9.2 mk-rg-vit.sh

This script generates top-down template grammars for segmenting symbol sequences into words. The script has the following command line format:

mk-rg-vit.sh MAX_WORD_LENGTH MAX_SEGMENT_LENGTH N_PROD_1 ... N_PROD_n

The script arguments:

MAX_WORD_LENGTH

Maximum word length in terminal symbols.

MAX_SEGMENT_LENGTH

Maximum word segment length in terminal symbols. A word segment is a sequence of ‘.’ inside a regular expression. A word segment corresponds to a part of a word. Specify this argument equal to MAX_WORD_LENGTH to generate word segments with all allowed lengths.

N_PROD_i

The maximum number of possible terminal symbols to consider at position i in a word. Each possible terminal symbol determines parsing a remaining word part. For all j>i, if arguments N_PROD_j are absent on the command line, the script considers them equal to N_PROD_i.
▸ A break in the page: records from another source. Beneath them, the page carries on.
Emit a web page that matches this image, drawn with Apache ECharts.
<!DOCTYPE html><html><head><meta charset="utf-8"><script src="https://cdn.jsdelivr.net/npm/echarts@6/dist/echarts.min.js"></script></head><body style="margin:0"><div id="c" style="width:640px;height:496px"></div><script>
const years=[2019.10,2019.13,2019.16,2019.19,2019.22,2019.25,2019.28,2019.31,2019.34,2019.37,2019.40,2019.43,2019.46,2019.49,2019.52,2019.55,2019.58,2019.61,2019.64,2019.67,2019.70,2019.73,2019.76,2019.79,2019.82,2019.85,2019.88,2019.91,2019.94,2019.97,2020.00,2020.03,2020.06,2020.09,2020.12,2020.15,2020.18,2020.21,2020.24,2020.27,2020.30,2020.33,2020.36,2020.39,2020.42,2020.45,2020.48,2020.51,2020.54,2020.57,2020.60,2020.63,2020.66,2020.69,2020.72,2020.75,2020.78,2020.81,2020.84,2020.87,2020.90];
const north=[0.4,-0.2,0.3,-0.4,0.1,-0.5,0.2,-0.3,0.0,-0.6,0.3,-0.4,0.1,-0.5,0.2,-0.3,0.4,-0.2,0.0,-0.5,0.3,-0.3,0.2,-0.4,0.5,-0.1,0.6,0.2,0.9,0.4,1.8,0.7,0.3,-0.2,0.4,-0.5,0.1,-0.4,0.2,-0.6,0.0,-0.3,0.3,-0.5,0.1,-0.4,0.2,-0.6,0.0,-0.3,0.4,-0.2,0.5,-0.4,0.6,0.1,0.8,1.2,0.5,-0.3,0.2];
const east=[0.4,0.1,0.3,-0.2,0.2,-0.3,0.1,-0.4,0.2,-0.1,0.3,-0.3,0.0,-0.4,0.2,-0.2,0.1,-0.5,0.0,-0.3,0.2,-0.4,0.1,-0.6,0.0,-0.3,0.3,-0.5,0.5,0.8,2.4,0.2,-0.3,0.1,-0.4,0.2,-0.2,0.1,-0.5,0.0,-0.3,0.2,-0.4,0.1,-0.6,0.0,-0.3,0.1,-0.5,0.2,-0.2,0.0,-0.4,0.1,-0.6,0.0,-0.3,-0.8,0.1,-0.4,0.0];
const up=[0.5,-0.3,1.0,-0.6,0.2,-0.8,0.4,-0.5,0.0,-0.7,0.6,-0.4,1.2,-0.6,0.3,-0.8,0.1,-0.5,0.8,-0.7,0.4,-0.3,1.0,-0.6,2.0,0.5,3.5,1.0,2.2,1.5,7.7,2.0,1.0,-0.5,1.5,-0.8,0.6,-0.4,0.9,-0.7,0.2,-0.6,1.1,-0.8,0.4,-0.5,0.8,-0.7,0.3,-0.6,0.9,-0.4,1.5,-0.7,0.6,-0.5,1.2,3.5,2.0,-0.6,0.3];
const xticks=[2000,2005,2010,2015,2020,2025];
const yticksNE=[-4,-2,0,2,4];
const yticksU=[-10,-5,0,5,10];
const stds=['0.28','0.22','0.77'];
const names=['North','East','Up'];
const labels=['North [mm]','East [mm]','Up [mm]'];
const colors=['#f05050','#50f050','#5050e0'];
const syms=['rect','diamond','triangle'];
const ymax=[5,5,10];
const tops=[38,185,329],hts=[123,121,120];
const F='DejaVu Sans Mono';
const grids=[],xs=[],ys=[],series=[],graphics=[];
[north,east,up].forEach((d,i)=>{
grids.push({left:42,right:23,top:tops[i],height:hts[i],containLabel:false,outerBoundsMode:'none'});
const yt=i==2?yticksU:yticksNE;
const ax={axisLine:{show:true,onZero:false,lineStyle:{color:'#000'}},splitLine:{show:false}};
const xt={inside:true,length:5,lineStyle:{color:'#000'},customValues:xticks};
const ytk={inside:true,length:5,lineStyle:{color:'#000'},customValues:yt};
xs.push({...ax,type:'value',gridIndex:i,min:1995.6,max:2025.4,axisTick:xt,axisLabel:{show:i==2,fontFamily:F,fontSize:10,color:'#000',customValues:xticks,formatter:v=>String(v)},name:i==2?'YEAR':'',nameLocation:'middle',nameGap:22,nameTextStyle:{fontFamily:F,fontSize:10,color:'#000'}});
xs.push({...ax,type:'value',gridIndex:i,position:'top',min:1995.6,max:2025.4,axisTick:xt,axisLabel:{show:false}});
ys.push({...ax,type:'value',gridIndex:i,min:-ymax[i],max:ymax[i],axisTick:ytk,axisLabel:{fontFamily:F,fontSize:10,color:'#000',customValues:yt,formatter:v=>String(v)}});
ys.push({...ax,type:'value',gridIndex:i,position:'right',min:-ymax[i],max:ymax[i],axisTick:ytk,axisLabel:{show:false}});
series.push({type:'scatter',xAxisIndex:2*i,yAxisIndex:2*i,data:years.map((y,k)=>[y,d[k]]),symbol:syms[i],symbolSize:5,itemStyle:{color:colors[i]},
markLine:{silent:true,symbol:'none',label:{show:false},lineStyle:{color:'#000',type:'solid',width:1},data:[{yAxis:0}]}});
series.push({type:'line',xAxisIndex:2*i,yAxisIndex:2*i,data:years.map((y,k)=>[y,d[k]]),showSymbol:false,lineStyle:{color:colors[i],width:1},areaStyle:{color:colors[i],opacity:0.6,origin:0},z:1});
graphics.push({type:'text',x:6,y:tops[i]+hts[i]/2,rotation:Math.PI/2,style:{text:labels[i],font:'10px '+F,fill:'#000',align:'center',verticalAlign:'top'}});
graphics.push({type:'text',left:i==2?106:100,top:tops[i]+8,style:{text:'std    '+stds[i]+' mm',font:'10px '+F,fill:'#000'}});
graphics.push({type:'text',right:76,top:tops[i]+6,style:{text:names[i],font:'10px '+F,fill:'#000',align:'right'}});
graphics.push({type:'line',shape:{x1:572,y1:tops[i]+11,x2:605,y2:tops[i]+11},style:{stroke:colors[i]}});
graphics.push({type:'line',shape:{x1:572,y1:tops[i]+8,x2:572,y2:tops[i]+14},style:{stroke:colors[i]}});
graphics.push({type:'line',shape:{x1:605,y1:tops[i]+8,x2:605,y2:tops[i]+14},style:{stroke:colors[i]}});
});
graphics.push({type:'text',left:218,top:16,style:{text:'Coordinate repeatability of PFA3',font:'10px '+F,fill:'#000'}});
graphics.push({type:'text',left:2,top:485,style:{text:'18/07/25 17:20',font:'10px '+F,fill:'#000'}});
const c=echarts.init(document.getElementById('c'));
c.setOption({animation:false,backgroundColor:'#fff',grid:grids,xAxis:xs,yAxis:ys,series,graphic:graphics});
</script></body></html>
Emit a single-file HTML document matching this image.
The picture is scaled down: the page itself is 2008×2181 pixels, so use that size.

The script dumps a generated regular expression grammar to stdout.

Example

$ mk-rg-vit.sh 4 3 2
S: .
 | .
 | . L3_0
 | . L3_1
 | . .
 | . .
 | . . L2_0
 | . . L2_1
 | . . .
 | . . .
;

L2_0: .
    | .
    | . .
    | . .
;

L2_1 = L2_0 ;

L3_0: .
    | .
    | . ( .
        | .
        | . .
        | . .
        )
    | . ( .
        | .
        | . .
        | . .
        )
    | . .
    | . .
    | . . .
    | . . .
;

L3_1 = L3_0 ;

Nonterminal symbols Li_j correspond to remaining parts of a word, where i is the maximum length of a remaining part in terminal symbols, and j is the index of a copy of the remaining part. To reduce the size of a generated grammar, it contains productions for copies with indices greater than 0 by shallow copying a production with index 0 (see Cloning Nonterminal Symbols).

See Examples, for using the script mk-rg-vit.sh to generate top-down template grammars for dividing terminal symbol sequences into words.